For sure. Lately I’ve been making some tougher decisions about big parts that would be sort of commercial, but not necessarily satisfying to your soul. It’s not worth it to me. I’d rather a day on a Yorgos film than three months doing something I’m not passionate about. Shooting American Woman, it was all-consuming. Bear [Silverstone’s 6-year-old son] came around quite a bit, and every weekend I dedicated to him. But it’s a lot, so you want to make sure that the time that you’re spending away, it’s for something you’re passionate about. Luckily when I did Diary of a Wimpy Kid, Bear came with me and he spent the whole time on that job with me.
That sounds like a kid’s dream.
When I went in on Wimpy Kid, I thought that was going to be a small part. I didn’t realize it was a leading role. We didn’t have scripts, I just went in on the audition. We started negotiating timing and schedule around American Woman and Yorgos’s film, and they were all happening at the same time. Everybody worked together. Yorgos helped us to push my date and Diary of a Wimpy Kid held the movie for a week or two for me.
But I remember at the time, I was like, “Why is this so difficult?” I didn’t understand. “I probably only have a few scenes, can’t they just work around me?” They kept saying, “You have to be there every day.” And I was like, “Why would I have to be there every day? I’m just the mom.” And that’s when they were like, “I think you need to read the script.” Ohhh, I get it. But I loved it. I thought it was exciting to do something that later on in life, my kid is going to think is really, really cool. I hope he already thinks it’s really, really cool. To be on set with a ton of kids, where my kid could just be a part of it all, it felt like a really good choice.

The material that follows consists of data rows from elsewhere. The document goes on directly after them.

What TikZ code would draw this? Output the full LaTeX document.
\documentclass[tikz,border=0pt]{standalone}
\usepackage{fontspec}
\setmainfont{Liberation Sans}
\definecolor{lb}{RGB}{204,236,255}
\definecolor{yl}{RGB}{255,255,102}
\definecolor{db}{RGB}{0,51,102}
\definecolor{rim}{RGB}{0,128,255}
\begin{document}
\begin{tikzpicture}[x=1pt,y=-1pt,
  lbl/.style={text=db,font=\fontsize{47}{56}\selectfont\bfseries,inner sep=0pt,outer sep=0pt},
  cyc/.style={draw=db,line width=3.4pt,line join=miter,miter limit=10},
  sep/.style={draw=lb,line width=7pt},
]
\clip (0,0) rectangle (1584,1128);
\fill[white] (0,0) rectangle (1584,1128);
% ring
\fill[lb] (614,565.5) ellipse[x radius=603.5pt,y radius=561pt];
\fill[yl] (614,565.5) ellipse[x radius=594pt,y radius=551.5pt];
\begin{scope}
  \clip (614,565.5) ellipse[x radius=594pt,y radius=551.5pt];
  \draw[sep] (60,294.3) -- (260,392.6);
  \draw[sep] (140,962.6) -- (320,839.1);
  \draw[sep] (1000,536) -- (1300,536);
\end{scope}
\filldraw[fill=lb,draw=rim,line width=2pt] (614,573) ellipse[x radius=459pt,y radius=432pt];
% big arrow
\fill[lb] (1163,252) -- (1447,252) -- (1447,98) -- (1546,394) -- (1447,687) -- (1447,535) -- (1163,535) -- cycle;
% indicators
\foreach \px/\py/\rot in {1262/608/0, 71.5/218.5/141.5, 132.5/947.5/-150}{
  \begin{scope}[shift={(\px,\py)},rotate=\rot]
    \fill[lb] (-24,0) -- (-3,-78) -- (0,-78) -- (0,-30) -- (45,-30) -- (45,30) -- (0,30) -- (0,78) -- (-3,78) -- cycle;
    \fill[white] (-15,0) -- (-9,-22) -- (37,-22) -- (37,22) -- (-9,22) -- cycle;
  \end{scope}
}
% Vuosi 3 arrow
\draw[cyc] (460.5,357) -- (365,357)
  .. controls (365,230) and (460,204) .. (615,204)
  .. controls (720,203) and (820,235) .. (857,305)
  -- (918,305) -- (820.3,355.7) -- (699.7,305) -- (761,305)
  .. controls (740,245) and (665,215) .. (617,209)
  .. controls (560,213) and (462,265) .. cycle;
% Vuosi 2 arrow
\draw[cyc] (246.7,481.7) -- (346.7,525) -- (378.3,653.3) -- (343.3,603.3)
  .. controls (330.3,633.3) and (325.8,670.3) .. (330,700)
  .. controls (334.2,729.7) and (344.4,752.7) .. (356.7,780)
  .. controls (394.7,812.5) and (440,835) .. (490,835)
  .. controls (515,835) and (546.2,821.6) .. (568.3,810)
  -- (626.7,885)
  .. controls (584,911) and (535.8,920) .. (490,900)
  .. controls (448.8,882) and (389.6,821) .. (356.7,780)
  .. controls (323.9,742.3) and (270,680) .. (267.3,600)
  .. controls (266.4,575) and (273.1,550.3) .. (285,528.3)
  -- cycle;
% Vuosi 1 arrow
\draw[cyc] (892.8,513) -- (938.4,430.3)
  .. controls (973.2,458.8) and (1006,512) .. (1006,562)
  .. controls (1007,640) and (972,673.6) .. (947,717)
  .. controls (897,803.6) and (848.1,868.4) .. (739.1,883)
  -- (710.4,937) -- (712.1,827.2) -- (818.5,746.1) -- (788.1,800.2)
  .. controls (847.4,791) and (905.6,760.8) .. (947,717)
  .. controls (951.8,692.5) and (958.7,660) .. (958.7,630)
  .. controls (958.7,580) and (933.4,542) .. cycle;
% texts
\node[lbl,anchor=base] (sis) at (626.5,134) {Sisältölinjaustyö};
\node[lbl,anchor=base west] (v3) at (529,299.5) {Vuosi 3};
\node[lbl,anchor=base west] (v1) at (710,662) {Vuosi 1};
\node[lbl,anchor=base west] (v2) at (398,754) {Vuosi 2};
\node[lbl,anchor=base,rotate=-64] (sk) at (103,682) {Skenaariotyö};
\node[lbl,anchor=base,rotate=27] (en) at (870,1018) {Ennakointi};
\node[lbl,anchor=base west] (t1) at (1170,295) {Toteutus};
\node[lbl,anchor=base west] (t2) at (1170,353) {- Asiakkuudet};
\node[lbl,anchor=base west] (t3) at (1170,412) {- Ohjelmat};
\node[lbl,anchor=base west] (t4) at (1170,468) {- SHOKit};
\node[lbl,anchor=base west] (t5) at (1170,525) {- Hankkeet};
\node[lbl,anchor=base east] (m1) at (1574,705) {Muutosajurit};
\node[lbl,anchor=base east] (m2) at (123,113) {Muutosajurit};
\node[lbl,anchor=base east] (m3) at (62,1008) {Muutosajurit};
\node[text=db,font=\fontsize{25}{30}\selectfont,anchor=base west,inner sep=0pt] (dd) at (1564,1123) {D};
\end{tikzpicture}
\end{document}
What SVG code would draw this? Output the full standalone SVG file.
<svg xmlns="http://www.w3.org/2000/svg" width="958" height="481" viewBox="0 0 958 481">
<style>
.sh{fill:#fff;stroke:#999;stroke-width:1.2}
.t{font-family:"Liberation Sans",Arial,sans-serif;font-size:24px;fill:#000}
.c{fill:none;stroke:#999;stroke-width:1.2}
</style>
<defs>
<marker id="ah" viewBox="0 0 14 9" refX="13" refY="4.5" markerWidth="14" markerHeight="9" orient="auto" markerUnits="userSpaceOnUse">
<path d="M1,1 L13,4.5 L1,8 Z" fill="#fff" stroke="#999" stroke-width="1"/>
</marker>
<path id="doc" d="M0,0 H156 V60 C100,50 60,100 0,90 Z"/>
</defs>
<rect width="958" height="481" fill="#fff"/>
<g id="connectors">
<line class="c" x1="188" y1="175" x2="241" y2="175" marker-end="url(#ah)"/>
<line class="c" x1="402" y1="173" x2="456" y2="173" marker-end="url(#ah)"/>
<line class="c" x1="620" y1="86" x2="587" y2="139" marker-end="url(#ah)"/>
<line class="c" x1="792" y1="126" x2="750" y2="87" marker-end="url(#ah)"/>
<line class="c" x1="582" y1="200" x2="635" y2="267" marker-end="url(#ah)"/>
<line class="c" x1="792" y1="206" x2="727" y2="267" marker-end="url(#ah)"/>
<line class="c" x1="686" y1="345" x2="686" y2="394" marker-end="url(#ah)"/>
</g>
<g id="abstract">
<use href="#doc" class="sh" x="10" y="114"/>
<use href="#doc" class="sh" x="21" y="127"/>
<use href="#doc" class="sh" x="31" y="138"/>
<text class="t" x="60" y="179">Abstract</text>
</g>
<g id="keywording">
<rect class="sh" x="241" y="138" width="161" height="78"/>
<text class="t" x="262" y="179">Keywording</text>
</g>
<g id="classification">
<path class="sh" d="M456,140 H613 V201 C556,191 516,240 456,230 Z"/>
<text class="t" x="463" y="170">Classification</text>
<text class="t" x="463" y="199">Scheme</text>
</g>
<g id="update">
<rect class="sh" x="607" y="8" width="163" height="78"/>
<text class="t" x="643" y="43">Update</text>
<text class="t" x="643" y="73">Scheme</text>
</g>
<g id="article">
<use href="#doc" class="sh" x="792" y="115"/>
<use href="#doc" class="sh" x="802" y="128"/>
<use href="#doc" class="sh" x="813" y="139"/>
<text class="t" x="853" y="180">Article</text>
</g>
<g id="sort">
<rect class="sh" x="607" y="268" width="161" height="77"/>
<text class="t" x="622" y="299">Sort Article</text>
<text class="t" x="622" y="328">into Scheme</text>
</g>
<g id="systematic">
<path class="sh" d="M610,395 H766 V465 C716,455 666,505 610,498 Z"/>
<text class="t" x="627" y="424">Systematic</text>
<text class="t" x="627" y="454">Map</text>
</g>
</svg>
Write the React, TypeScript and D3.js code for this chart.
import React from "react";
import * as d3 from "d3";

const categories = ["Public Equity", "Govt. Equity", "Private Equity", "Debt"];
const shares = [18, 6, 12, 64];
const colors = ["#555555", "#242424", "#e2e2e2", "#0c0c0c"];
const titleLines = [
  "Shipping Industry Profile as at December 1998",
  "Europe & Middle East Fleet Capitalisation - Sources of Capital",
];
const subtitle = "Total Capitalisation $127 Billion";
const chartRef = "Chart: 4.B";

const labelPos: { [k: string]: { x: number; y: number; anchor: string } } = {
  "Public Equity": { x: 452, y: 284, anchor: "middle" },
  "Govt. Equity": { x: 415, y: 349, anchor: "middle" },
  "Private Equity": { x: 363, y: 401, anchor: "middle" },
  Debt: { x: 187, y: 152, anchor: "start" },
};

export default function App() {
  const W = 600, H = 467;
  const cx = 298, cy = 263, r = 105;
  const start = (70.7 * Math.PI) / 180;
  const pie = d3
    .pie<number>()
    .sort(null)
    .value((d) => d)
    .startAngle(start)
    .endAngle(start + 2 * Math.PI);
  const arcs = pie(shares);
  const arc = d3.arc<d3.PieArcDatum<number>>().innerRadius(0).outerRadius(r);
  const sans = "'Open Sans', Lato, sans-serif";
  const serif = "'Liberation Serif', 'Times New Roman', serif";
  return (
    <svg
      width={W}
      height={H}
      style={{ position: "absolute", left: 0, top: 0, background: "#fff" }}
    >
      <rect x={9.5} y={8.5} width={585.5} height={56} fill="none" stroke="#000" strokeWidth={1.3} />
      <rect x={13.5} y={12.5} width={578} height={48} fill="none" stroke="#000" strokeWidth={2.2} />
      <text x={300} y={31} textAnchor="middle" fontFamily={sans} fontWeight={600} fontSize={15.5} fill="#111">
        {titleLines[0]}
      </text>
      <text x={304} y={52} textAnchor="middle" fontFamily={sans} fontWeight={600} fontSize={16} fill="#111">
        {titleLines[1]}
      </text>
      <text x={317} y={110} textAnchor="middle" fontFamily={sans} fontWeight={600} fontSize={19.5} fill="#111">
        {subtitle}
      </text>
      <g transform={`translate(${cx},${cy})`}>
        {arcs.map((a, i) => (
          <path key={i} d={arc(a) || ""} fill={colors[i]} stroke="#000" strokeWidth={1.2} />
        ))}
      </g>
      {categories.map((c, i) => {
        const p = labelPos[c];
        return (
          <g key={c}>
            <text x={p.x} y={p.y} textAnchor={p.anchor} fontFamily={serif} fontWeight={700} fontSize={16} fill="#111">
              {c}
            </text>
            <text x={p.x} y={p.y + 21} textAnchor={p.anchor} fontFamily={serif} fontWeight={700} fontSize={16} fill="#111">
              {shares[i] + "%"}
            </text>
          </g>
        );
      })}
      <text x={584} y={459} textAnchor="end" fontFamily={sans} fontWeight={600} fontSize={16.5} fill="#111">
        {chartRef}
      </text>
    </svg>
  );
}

American Woman is based on the life of Real Housewife of Beverly Hills Kyle Richards. Are you a fan?
No, I had never seen that show. But I’m a big fan of John Wells [the veteran producer who also worked on E.R. and The West Wing], and I’m a big fan of wonderful parts. It’s once in a lifetime to get to play this kind of fiery character. She’s such a trailblazer in a way, a badass woman. 1975 was a very exciting time. Two years after Roe v. Wade. Women couldn’t get a loan without a man. Equal education was just introduced. Girls couldn’t even play sports. Women were supposed to be virgins, and men were allowed to sleep around. Couples were having group sex and open marriages, and nudist groups and porn were catching on fire. And Bonnie [Silverstone’s character, based on Richards’s mother] just has this really magnetic draw. She’s very traditional, but she’s also super sexual. She’s kind of really reckless. She cares so much about her kids, but then she’s a bad mom at times. And obviously women haven’t really found our 100 percent equal footing yet, so 40 years later it’s kind of cool to see how far we’ve come.
This interview has been edited and condensed.